Saturday, July 02, 2011

Happy Anniversary, Hemingway Suicide!


The Idaho Mountain Express looks back, fifty years on.

From the article...

Hemingway immediately met a band of friends in Sun Valley. The group included Sun Valley Resort's chief guide, Taylor Williams, resort photographer Lloyd Arnold, Arnold's wife, Tillie Arnold, and eventually, a young Picabo rancher named Bud Purdy.

In the fall of 1939, Hemingway stayed with his girlfriend, writer and journalist Martha Gellhorn, in Suite 206 of the Sun Valley Lodge, which he soon dubbed "Glamour House." Hemingway worked diligently on "For Whom the Bell Tolls," and soon became enamored with duck hunting at Silver Creek, near Picabo, and pheasant hunting at points south, near Shoshone, Dietrich and Gooding.

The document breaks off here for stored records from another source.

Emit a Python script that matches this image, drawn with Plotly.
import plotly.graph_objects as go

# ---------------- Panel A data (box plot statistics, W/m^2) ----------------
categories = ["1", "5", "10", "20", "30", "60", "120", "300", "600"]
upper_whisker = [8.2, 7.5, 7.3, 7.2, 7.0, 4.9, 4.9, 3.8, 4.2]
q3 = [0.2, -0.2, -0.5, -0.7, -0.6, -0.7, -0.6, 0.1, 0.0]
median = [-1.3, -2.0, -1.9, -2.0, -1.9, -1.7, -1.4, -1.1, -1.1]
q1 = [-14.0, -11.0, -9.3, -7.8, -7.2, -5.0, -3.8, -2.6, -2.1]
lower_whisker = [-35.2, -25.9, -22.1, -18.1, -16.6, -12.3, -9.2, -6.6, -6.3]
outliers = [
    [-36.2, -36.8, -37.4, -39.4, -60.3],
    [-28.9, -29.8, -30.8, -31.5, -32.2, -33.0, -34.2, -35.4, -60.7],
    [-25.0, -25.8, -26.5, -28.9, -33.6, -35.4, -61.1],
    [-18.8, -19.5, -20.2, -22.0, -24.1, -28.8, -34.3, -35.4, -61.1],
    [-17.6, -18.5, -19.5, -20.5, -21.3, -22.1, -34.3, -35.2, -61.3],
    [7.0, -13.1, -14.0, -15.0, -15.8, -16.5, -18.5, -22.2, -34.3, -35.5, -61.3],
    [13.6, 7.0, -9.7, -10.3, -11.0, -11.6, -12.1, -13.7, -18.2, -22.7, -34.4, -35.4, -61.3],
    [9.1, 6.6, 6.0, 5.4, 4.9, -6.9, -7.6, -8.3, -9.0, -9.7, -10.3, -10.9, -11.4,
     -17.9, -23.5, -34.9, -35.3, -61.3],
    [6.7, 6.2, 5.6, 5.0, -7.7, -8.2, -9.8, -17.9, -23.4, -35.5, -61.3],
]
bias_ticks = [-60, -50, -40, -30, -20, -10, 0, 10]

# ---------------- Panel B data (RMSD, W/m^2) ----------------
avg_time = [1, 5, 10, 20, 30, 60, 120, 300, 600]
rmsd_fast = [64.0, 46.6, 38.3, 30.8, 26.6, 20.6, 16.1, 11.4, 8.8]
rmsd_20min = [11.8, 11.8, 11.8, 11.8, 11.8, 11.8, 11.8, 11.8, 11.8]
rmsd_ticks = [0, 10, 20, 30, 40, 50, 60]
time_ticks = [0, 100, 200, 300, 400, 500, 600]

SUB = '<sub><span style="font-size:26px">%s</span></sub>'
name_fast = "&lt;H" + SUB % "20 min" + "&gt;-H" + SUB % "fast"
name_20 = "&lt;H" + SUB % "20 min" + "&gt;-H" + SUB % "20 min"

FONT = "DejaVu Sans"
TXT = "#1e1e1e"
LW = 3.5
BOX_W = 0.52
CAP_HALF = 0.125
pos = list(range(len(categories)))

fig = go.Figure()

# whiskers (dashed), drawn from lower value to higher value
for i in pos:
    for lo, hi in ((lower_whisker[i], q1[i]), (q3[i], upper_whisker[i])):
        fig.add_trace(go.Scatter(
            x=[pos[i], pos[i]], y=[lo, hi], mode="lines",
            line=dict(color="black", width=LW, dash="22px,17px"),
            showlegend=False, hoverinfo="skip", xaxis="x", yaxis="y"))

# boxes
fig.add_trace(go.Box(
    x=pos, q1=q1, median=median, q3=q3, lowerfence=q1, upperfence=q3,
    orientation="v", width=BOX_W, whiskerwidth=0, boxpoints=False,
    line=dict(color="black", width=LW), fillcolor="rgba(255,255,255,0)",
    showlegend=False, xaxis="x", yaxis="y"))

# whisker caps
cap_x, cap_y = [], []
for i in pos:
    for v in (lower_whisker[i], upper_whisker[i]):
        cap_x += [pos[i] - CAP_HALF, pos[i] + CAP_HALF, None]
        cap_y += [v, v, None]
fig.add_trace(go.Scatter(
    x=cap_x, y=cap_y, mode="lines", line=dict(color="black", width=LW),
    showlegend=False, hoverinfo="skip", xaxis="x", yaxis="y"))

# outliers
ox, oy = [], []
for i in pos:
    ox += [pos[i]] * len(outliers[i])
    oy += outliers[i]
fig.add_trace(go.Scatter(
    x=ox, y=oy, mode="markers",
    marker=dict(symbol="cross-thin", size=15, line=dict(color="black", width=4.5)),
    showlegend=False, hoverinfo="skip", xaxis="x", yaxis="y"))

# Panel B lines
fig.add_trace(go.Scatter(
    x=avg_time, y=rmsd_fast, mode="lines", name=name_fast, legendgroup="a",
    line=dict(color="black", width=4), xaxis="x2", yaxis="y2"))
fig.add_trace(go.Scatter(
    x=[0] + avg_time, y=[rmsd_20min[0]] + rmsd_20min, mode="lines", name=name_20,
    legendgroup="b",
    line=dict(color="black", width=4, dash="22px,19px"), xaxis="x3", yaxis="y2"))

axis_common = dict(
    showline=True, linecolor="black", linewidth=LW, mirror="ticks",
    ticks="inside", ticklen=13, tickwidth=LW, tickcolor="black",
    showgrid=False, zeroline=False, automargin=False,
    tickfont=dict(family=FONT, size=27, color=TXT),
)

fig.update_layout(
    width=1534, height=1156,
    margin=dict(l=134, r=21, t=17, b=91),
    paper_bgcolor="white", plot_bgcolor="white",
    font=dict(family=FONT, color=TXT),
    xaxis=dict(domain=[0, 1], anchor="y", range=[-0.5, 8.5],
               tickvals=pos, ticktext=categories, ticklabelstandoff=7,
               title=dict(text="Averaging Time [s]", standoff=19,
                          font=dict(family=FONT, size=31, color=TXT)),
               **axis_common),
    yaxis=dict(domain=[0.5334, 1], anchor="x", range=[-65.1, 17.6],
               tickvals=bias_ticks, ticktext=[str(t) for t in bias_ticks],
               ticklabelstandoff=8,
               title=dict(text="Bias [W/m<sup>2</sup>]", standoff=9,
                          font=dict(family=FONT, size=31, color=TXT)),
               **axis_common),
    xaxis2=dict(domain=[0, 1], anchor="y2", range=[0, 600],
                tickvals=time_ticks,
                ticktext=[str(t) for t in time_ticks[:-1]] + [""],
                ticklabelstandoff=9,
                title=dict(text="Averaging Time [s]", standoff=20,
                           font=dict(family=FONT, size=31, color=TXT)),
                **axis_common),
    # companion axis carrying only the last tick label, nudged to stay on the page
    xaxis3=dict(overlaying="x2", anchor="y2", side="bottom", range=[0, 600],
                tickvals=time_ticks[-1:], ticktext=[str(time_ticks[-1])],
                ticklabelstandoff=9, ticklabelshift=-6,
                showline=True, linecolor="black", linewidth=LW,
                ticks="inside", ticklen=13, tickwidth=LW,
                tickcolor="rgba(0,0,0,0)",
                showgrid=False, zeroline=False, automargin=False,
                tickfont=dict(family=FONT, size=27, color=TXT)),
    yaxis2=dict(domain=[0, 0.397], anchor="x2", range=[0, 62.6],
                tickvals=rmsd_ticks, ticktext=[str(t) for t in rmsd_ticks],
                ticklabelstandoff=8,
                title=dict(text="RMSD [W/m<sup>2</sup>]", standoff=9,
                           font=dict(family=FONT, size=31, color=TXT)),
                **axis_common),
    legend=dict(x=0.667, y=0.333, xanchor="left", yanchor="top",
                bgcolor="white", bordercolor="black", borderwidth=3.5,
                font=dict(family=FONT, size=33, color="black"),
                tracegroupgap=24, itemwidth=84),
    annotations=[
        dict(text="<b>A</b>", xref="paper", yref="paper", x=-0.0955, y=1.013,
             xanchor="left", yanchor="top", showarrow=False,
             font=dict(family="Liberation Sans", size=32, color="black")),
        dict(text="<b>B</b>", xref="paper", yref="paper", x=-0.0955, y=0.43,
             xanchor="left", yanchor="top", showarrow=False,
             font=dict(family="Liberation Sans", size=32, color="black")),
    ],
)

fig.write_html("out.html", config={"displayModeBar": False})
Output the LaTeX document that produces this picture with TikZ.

Purdy, who still lives and works in Picabo, said he got to know Papa in 1940. They became hunting buddies.

"He was a macho guy," Purdy said in an April interview. "But he liked the guides and the common people, not the money people."

Purdy said Papa liked Idaho in part because the landscape reminded him of one of his favorite places in the world—Spain.


The Guardian also has a piece in which there's some discussion that the FBI had a hand in his suicide.

From the article...

For five decades, literary journalists, psychologists and biographers have tried to unravel why Ernest Hemingway took his own life, shooting himself at his Idaho home while his wife Mary slept.

Some have blamed growing depression over the realisation that the best days of his writing career had come to an end. Others said he was suffering from a personality disorder.

Now, however, Hemingway's friend and collaborator over the last 13 years of his life has suggested another contributing factor, previously dismissed as a paranoid delusion of the Nobel prize-winning writer. It is that Hemingway was aware of his long surveillance by J Edgar Hoover's FBI, who were suspicious of his links with Cuba, and that this may have helped push him to the brink.

Writing in the New York Times on the 50th anniversary of Hemingway's death, AE Hotchner, author of Papa Hemingway and Hemingway and His World, said he believed that the FBI's surveillance "substantially contributed to his anguish and his suicide", adding that he had "regretfully misjudged" his friend's fear of the organisation.